Viele dieser ursprünglich in gedruckter Form erschienenen Lexika haben unterdessen einen Medienwechsel durchlaufen und sind nun auch online verfügbar. Für die erste Auflage des Augsburger Stadtlexikons verfassten 59 Autor*innen rund 2000 Lemmata. Es galt zum Zeitpunkt seines Erscheinens als Vorreiter mit wegweisender Vorbildfunktion für ähnliche Projekte in der deutschen Städtelandschaft. 1998 erschien eine völlig überarbeitete und um Überblicksartikel sowie rund 1000 Stichwörter von 100 Autor*innen erweiterte Ausgabe.4 Diese wiederum wurde 2007 digitalisiert und steht seither frei im Internet zur Verfügung. Neben einer Volltextsuche kann auch mittels einer Auflistung aller Artikel und über ein Verzeichnis der Autor*innen auf die einzelnen Artikel zugegriffen werden. Die Internet-Version des Augsburger Stadtlexikons wird fortlaufend ergänzt und aktualisiert.5 Ähnliches geschah mit dem 1999 erstmals in Buchform erschienenen Stadtlexikon Nürnberg.6 Auch hier wurden die Texte des gedruckten Mediums ins Digitale übertragen und liegen seit 2007 als Internet-Datenbank vor, die regelmäßig aktualisiert und erweitert wird.7 Anders als in diesen beiden Fällen, bei denen die Lexika im Zuge der Digitalisierung auf eine andere Ebene gehoben wurden – zum einen durch umfangreiche Erweiterungen, zum anderen durch die Möglichkeit der stetigen Aktualisierung – beschränkte sich der Wandel ins Digitale jedoch häufig auf eine Onlinestellung bereits vorhandener Texte. Neben der uneingeschränkten Verfügbarkeit ist der einzige Mehrwert, der sich gegenüber dem ursprünglichen Medium ergibt, eine Volltextsuche – Nutzer*innen können im Lexikon quasi ‚googeln‘. Mitte der 2010er Jahre kamen schließlich erste rein digitale Stadtlexika auf, deren inhaltliche Schwerpunkte und methodische Ansätze zunächst recht variabel blieben, so dass Wilfried Enderle 2018 konstatierte, dementsprechend könne „die Qualität sehr unterschiedlich sein“.8

2. Ein Stadtlexikon für Stuttgart – eine Herausforderung?

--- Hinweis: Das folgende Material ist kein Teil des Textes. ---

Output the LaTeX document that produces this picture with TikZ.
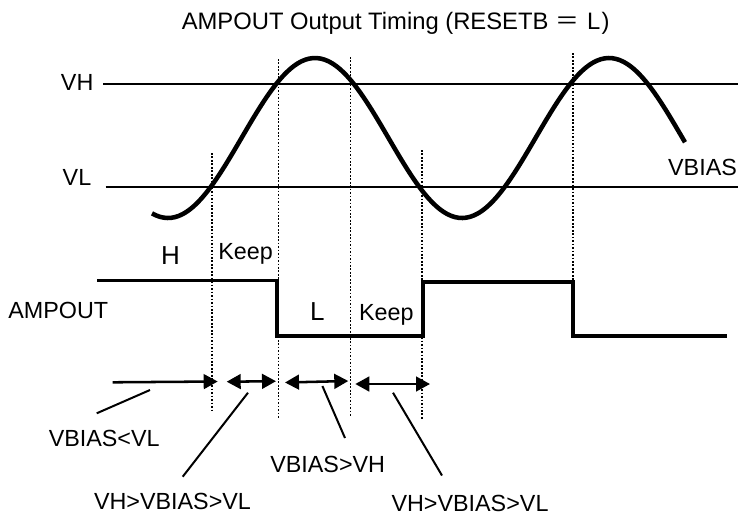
\documentclass[tikz,border=0pt]{standalone}
\usepackage{fontspec}
\setmainfont{Liberation Sans}
\newfontfamily\cjkfont{Noto Sans CJK JP}
\usetikzlibrary{arrows.meta}
\begin{document}
\begin{tikzpicture}[x=0.75pt,y=-0.75pt,
  lbl/.style={font=\fontsize{17.5}{20}\selectfont, inner sep=0pt, anchor=base},
  titlelbl/.style={font=\fontsize{17.85}{20}\selectfont, inner sep=0pt, anchor=base west},
  biglbl/.style={font=\fontsize{19.5}{22}\selectfont, inner sep=0pt, anchor=base},
  refpen/.style={line width=2.2pt},
  wavepen/.style={line width=3.4pt},
  levelpen/.style={line width=2.8pt},
  guide/.style={line width=1.3pt, dash pattern=on 1.3pt off 1.3pt},
  spanpen/.style={line width=1.9pt},
  leader/.style={line width=1.5pt},
  tip/.tip={Triangle[length=10.5pt,width=11pt]}
]
\useasboundingbox (0,0) rectangle (738,515);

% labels
\node[titlelbl] (title) at (181.5,29) {AMPOUT Output Timing (RESETB\hspace{5.5pt}{\cjkfont ＝}\hspace{5.5pt}L\kern1pt)};
\node[lbl] (vh) at (77.2,90) {VH};
\node[lbl] (vl) at (77,185) {VL};
\node[lbl] (vbias) at (702.5,175) {VBIAS};
\node[biglbl] (hlab) at (170.5,264) {H};
\node[lbl] (keepa) at (245.5,259.5) {Keep};
\node[lbl] (ampout) at (58.3,318.3) {AMPOUT};
\node[biglbl] (llab) at (317.3,320.7) {L};
\node[lbl] (keepb) at (386.3,320) {Keep};
\node[lbl] (c1) at (104.2,446.7) {VBIAS<VL};
\node[lbl] (c2) at (172.5,509.3) {VH>VBIAS>VL};
\node[lbl] (c3) at (327.7,472) {VBIAS>VH};
\node[lbl] (c4) at (470,511) {VH>VBIAS>VL};

% reference levels
\coordinate (vhA) at (103.3,84);  \coordinate (vhB) at (738,84);
\coordinate (vlA) at (105.7,187); \coordinate (vlB) at (738,187);
\draw[refpen] (vhA) -- (vhB);
\draw[refpen] (vlA) -- (vlB);

% VBIAS wave
\draw[wavepen] plot[domain=152:685, samples=140, smooth] (\x, {138-80*cos((\x-315)/294*360)});

% AMPOUT waveform
\coordinate (a0) at (97,280.5);
\coordinate (a1) at (277.3,280.5);
\coordinate (a2) at (277.3,336);
\coordinate (a3) at (423.3,336);
\coordinate (a4) at (423.3,281.7);
\coordinate (a5) at (573,281.7);
\coordinate (a6) at (573,336);
\coordinate (a7) at (727,336);
\draw[levelpen] (a0) -- (a1) -- (a2) -- (a3) -- (a4) -- (a5) -- (a6) -- (a7);

% dotted guides
\coordinate (g1t) at (212,153);   \coordinate (g1b) at (212,411);
\coordinate (g2t) at (278.4,59);  \coordinate (g2b) at (278.4,418);
\coordinate (g3t) at (350.4,57);  \coordinate (g3b) at (350.4,416);
\coordinate (g4t) at (422,150);   \coordinate (g4b) at (422,419);
\coordinate (g5t) at (573,53);    \coordinate (g5b) at (573,281);
\foreach \g in {1,...,5} \draw[guide] (g\g t) -- (g\g b);

% spans
\coordinate (s1a) at (112.7,382.3); \coordinate (s1b) at (217.7,381.5);
\coordinate (s2a) at (226.7,381.7); \coordinate (s2b) at (276,381.2);
\coordinate (s3a) at (285,382.5);   \coordinate (s3b) at (348.3,381);
\coordinate (s4a) at (355.3,384);   \coordinate (s4b) at (430,384);
\draw[spanpen,-tip] (s1a) -- (s1b);
\draw[spanpen,tip-tip] (s2a) -- (s2b);
\draw[spanpen,tip-tip] (s3a) -- (s3b);
\draw[spanpen,tip-tip] (s4a) -- (s4b);

% leaders
\coordinate (l1a) at (150,390);   \coordinate (l1b) at (96.7,413.3);
\coordinate (l2a) at (248,392.7); \coordinate (l2b) at (182.7,476.7);
\coordinate (l3a) at (322.4,386); \coordinate (l3b) at (345,438);
\coordinate (l4a) at (393,392.7); \coordinate (l4b) at (442,475.5);
\draw[leader] (l1a) -- (l1b);
\draw[leader] (l2a) -- (l2b);
\draw[leader] (l3a) -- (l3b);
\draw[leader] (l4a) -- (l4b);
\end{tikzpicture}
\end{document}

In Stuttgart, immerhin Landeshauptstadt, sechstgrößte Metropole Deutschlands und Standort mehrerer Hochschulen, gab es kein in Druckform vorliegendes stadtgeschichtliches Projekt, auf das hätte aufgebaut werden können. Zwar behandelt eine große Zahl von Einzelveröffentlichungen unterschiedlichste Aspekte der Stadtgeschichte, aber ein den modernen wissenschaftlichen Standards entsprechender Gesamtüberblick liegt nicht vor. Lediglich eine von Hansmartin Decker-Hauff begonnene und nach dessen Tod von Paul Sauer fortgesetzte dreibändige Geschichte der Stadt Stuttgart geht in Ansätzen in diese Richtung.9 Der reichbebilderte stadtgeschichtliche Überblick entstand zwischen 1966 und 1995, verfügt allerdings nur über wenige bzw. summarische Quellenangaben und endet bereits im Jahr 1819, als Stuttgart noch 50.000 Einwohner zählte. Ebenfalls erwähnenswert ist in diesem Zusammenhang die sehr gute, aber schon fast 180 Jahre alte zweibändige Darstellung von Karl Pfaff.10

Für das Stadtarchiv Stuttgart, das als Kompetenzzentrum für Stadtgeschichte den Anspruch erhebt, diese Lücke zu schließen, lag in diesen vordergründig schlechten Voraussetzungen die Chance, die etwas ausgetretenen Pfade der Geschichtsvermittlung zu verlassen und mit einem neuartigen Konzept zu reüssieren. Im Mittelpunkt der dadurch angestoßenen Überlegungen stand der Wunsch, einen dem digitalen Zeitalter gemäßen Zugang zur Stadtgeschichte zu schaffen, der von einem möglichst breiten Publikum genutzt werden und nicht nur hübsch anzusehen, aber – im schlechtesten Fall – ungelesen im Regal stehen würde. Erklärtes Ziel war daher die Symbiose des vielfältigen Potentials virtueller Medien mit der traditionellen Qualität einer wissenschaftlichen Buchpublikation. Das Ergebnis einer anderthalbjährigen Konzeptions- und Umsetzungsphase ist das Digitale Stadtlexikon Stuttgart, das unter https://www.stadtlexikon-stuttgart.de im April 2018 live ging (vgl. Abb. 1).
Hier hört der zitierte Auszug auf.